Requête principale, nouveauté

L'objet de la revendication 1 n'était pas nouveau vis-à-vis du document E13. Ce document démontrait toutes les caractéristiques de la revendication 1. En particulier, selon une alternative dans le document E13, l'anneau d'étanchéité était mis en place préalablement autour du filetage mâle (voir E13, page 2, lignes 33 à 42 et page 2, lignes 57 à 68, figures 2 à 4). De plus, il était implicite dans le document E13 que l'anneau d'étanchéité était placé dans la niche 10 axialement contre un épaulement et qu'il était entraîné en rotation.

Requête principale, activité inventive

Le document E2 démontrait toutes les caractéristiques de la revendication 1 sauf les étapes de mettre en place préalablement autour dudit filetage mâle un anneau d'étanchéité déformable et d'engager ensuite l'extrémité libre de l'élément mâle. Le problème technique était d'optimiser le montage et le démontage du joint. La solution revendiquée n'était pas seulement généralement connue par l'homme du métier, mais aussi décrite dans le document E14, colonne 3, lignes 20 à 32 et 66 à 75, colonne 4, lignes 18 à 26 et 42 à 52. L'objet de la revendication 1 n'était donc pas inventif.

Le document E13 était l'état de la technique le plus proche pour l'objet de la revendication 19. La seule différence entre la revendication 19 et le document E13 était que le diamètre extérieur au repos de l'anneau était un peu inférieur au diamètre intérieur du logement. Le problème à résoudre était de faciliter le montage du joint. La solution revendiquée était connue des documents E5 (voir colonne 3, lignes 30 à 50 et les figures 1 à 12) ou E9 (voir colonne 6, lignes 17 à 25). Par conséquent, l'objet de la revendication 19 n'impliquait également pas d'activité inventive au regard d'une combinaison du document E13 avec E5 ou E9. Le même raisonnement s'appliquait au cas où le document E2 était considéré comme le document de départ.

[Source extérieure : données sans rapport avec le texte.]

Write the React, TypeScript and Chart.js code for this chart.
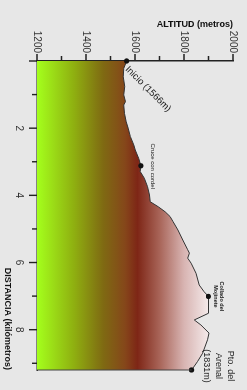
import React, { useEffect, useRef } from "react";
import { Chart, registerables } from "chart.js";

Chart.register(...registerables);

// Perfil de la ruta (distancia en km, altitud en m)
const distanciaKm = [
  0, 0.22, 0.47, 0.76, 1.01, 1.21, 1.31, 1.56, 1.81, 2.0,
  2.25, 2.5, 2.65, 2.9, 3.12, 3.29, 3.49, 3.74, 3.99, 4.19,
  4.34, 4.49, 4.63, 4.78, 5.03, 5.33, 5.62, 5.72, 5.87, 6.02,
  6.32, 6.67, 6.87, 7.01, 7.51, 7.71, 7.86, 8.1, 8.3, 8.7,
  8.95, 9.2,
];
const altitudM = [
  1566, 1554, 1552, 1558, 1554, 1561, 1554, 1557, 1564, 1572,
  1581, 1595, 1601, 1615, 1624, 1621, 1638, 1651, 1659, 1662,
  1695, 1723, 1743, 1755, 1775, 1795, 1815, 1822, 1815, 1829,
  1849, 1862, 1882, 1900, 1900, 1842, 1869, 1902, 1896, 1876,
  1855, 1831,
];

// Hitos señalados
const hitosIdx = [0, 14, 33, 41];
const hitosTexto = [
  ["Inicio (1566m)"],
  ["Cruce con cordel"],
  ["Collado del", "Mojinete"],
  ["Pto. del", "Arenal", "(1831m)"],
];

// Ejes
const altMin = 1200;
const altMax = 2000;
const distMin = 0;
const distMax = 9.2;
const tituloAltitud = "ALTITUD (metros)";
const tituloDistancia = "DISTANCIA (kilómetros)";

// Degradado del relleno (por altitud)
const gradAlt = [1200, 1350, 1470, 1560, 1610, 1700, 1800, 1900];
const gradColor = ["#a4ff1c", "#8fb010", "#7f6a12", "#85461a", "#7e2616", "#a86458", "#d8b4b2", "#f4eaea"];

const BG = "#e7e7e7";
const AXIS = "#222222";
const FONT = "'Liberation Sans', Arial, sans-serif";

const decorPlugin = {
  id: "decor",
  afterDraw(chart: any) {
    const { ctx, chartArea: ca } = chart;
    const xs = chart.scales.x;
    const ys = chart.scales.y;
    ctx.save();
    // marcas de los ejes
    ctx.strokeStyle = AXIS;
    ctx.lineWidth = 1.4;
    ctx.beginPath();
    xs.ticks.forEach((t: any) => {
      const u = xs.getPixelForValue(t.value);
      const len = t.value % 2 === 0 ? 8 : 5;
      ctx.moveTo(u, ca.bottom);
      ctx.lineTo(u, ca.bottom + len);
    });
    ys.ticks.forEach((t: any) => {
      const v = ys.getPixelForValue(t.value);
      const len = t.value % 200 === 0 ? 7 : 5;
      ctx.moveTo(ca.left, v);
      ctx.lineTo(ca.left - len, v);
    });
    ctx.stroke();

    // borde final del relleno
    const last = distanciaKm.length - 1;
    const uEnd = xs.getPixelForValue(distanciaKm[last]);
    ctx.strokeStyle = "#444";
    ctx.lineWidth = 1;
    ctx.beginPath();
    ctx.moveTo(uEnd, ys.getPixelForValue(altMin));
    ctx.lineTo(uEnd, ys.getPixelForValue(altitudM[last]));
    ctx.stroke();

    // textos de hitos
    ctx.fillStyle = "#1a1a1a";
    const px = (i: number) => xs.getPixelForValue(distanciaKm[hitosIdx[i]]);
    const py = (i: number) => ys.getPixelForValue(altitudM[hitosIdx[i]]);

    // Inicio (diagonal)
    ctx.save();
    ctx.translate(px(0), py(0));
    ctx.rotate(-Math.PI / 4);
    ctx.font = `9.5px ${FONT}`;
    ctx.textAlign = "left";
    ctx.textBaseline = "top";
    ctx.fillText(hitosTexto[0][0], 5, 0);
    ctx.restore();

    ctx.textAlign = "center";
    ctx.textBaseline = "middle";
    // Cruce con cordel
    ctx.font = `6px ${FONT}`;
    ctx.fillText(hitosTexto[1][0], px(1) + 0.5, py(1) - 11.7);
    // Collado del Mojinete
    ctx.font = `bold 5.5px ${FONT}`;
    ctx.fillText(hitosTexto[2][0], px(2), py(2) - 13.5);
    ctx.fillText(hitosTexto[2][1], px(2), py(2) - 7.5);
    // Pto. del Arenal
    ctx.font = `9px ${FONT}`;
    hitosTexto[3].forEach((s, k) => {
      ctx.fillText(s, px(3) - 4, py(3) - 38.5 + k * 11.75);
    });
    ctx.restore();
  },
};

export default function App() {
  const ref = useRef<HTMLCanvasElement>(null);

  useEffect(() => {
    const canvas = ref.current;
    if (!canvas) return;
    const data = distanciaKm.map((d, i) => ({ x: d, y: altitudM[i] }));
    const radii = distanciaKm.map((_, i) => (hitosIdx.includes(i) ? 2.6 : 0));

    const chart = new Chart(canvas, {
      type: "line",
      data: {
        datasets: [
          {
            data,
            parsing: false,
            borderColor: "#333333",
            borderWidth: 1,
            tension: 0,
            fill: "start",
            clip: 5,
            pointRadius: radii,
            pointBackgroundColor: "#111",
            pointBorderWidth: 0,
            backgroundColor: (c: any) => {
              const ch = c.chart;
              if (!ch.chartArea) return "transparent";
              const ys = ch.scales.y;
              const y0 = ys.getPixelForValue(gradAlt[0]);
              const y1 = ys.getPixelForValue(gradAlt[gradAlt.length - 1]);
              const g = ch.ctx.createLinearGradient(0, y0, 0, y1);
              gradAlt.forEach((a, k) => {
                g.addColorStop((a - gradAlt[0]) / (gradAlt[gradAlt.length - 1] - gradAlt[0]), gradColor[k]);
              });
              return g;
            },
          } as any,
        ],
      },
      options: {
        responsive: false,
        animation: false,
        devicePixelRatio: 1,
        events: [],
        layout: { padding: { left: 0, top: 11, right: 20, bottom: 0 } },
        plugins: { legend: { display: false }, tooltip: { enabled: false } },
        scales: {
          x: {
            type: "linear",
            position: "bottom",
            min: distMin,
            max: distMax,
            grid: { display: false, drawTicks: false },
            border: { display: true, color: AXIS, width: 1.5 },
            ticks: {
              stepSize: 1,
              includeBounds: false,
              autoSkip: false,
              maxRotation: 0,
              padding: 12,
              color: "#333",
              font: { family: FONT, size: 10 },
              callback: (v: any) => (v > 0 && v % 2 === 0 ? String(v) : ""),
            },
            title: {
              display: true,
              text: tituloDistancia,
              align: "end",
              color: "#111",
              font: { family: FONT, size: 9, weight: "bold" },
              padding: { top: 0, bottom: 1.6 },
            },
            afterFit: (s: any) => {
              s.height = 37;
            },
          },
          y: {
            type: "linear",
            position: "left",
            min: altMin,
            max: altMax,
            grid: { display: false, drawTicks: false },
            border: { display: true, color: AXIS, width: 1.5 },
            ticks: {
              stepSize: 100,
              padding: 8,
              color: "#333",
              font: { family: FONT, size: 10 },
              callback: (v: any) => (v % 200 === 0 ? String(v) : ""),
            },
            title: {
              display: true,
              text: tituloAltitud,
              align: "end",
              color: "#111",
              font: { family: FONT, size: 9, weight: "bold" },
              padding: { top: 19, bottom: 0 },
            },
            afterFit: (s: any) => {
              s.width = 61;
            },
          },
        },
      },
      plugins: [decorPlugin],
    } as any);
    return () => chart.destroy();
  }, []);

  return (
    <div
      style={{
        position: "fixed",
        left: 0,
        top: 0,
        width: 247,
        height: 390,
        background: BG,
        overflow: "hidden",
      }}
    >
      <div
        style={{
          position: "absolute",
          left: 0,
          top: 0,
          width: 390,
          height: 247,
          transformOrigin: "0 0",
          transform: "translateX(247px) rotate(90deg)",
        }}
      >
        <canvas ref={ref} width={390} height={247} style={{ display: "block" }} />
      </div>
    </div>
  );
}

IX. Les arguments des intimées sont les suivants :

Non-admission du document E13 par la division d'opposition et renvoi de l'affaire en première instance

La décision de ne pas admettre le document tardif E13 était correcte. Bien que les intimées avaient avisé la requérante dans la réponse à l'opposition de l'erreur concernant le document E11, le document E13 n'avait été introduit dans la procédure que le dernier jour du délai fixé dans la citation à la procédure orale devant la division d'opposition. De plus, le document E13 n'était pas pertinent et avait été cité seulement contre l'activité inventive. En effet, pendant la procédure d'opposition la requérante ne s'était jamais exprimée sur la pertinence de ce document, qui devait donc être définitivement rejeté. Au cas où la chambre néanmoins déciderait de l'introduire, les intimées demandent à ce que l'affaire soit renvoyée en première instance, afin que ce document puisse être examiné par deux niveaux de juridiction.

Requête principale, nouveauté

Le joint selon le document E13 ne possédait pas un premier épaulement dans le sens du brevet, c.à.d. avec une rupture brute. En outre, il n'était pas décrit que l'anneau d'étanchéité était mis en place préalablement au vissage et que l'anneau était entraîné en rotation par l'élément femelle. L'objet de la revendication 1 était donc nouveau.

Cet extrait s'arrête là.